Mon, Mar 30, 2015 - Page 1 News List

Globe marks Earth Hour


People light candles during Earth Hour in Cali, Colombia, on Saturday.

Photo: EPA

The Empire State Building dimmed its lights and the Eiffel Tower went dark on Saturday as iconic landmarks across the world observed Earth Hour, the global climate change awareness campaign.

In Taiwan, the lights went off on Taipei 101, the world’s tallest building before it was overtaken by Dubai’s Burj Khalifa, while in Kuala Lumpur the usually dazzling Petronas Twin Towers were dark.

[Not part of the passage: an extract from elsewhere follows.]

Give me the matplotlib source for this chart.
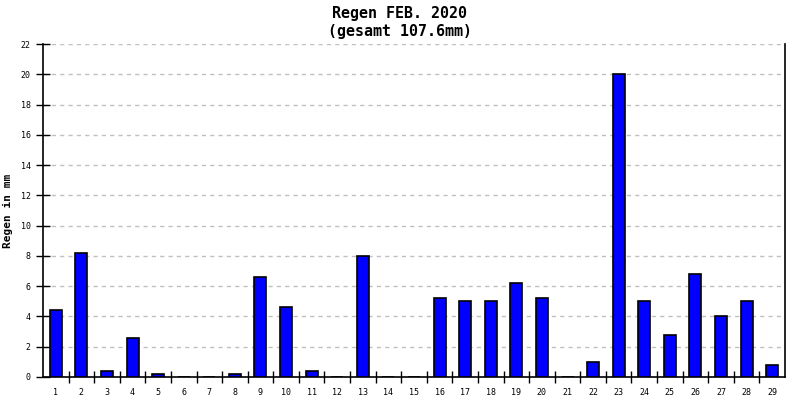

Hong Kong’s signature high-rise skyline along Victoria Harbour was a shadow of itself, with its towering skyscrapers standing dark — among them the territory’s tallest building, the 118-story International Commerce Centre.

In Singapore, all Earth Hour events were canceled because of public mourning following the death of the city-state’s founding prime minister, Lee Kuan Yew.

The usually glittering nighttime majesty of the Empire State Building was set to “faint sparkle” in New York City, while theaters on Broadway also toned down the neon.

Millions of people around the world took part in the annual Earth Hour organized by conservation group WWF, with a string of well-known sights plunging into darkness globally.

The famous Las Vegas Strip went dim, with the replica Eiffel Tower at Paris Hotel turning its lights off, along with several hotels and casinos that normally illuminate the main drag.

Other US west coast cities marked the occasion by switching off, with the Golden Gate Bridge in San Francisco going dim and the normally bright gateway pylons at Los Angeles LAX airport turned off after being lit in green in honor of the occasion.

Further south, landmarks in Mexico City and Rio de Janeiro were also dimmed for the hour, shrouding parts of the cities in darkness.

Earlier in Paris, the Eiffel Tower went black for just five minutes — due to security reasons — while nearly 300 other monuments in the City of Light also switched off their lights.

The initiative began in Sydney in 2007, but quickly went global.

Earth Hour’s goal is not to achieve measurable electricity savings, but to raise awareness, organizers said.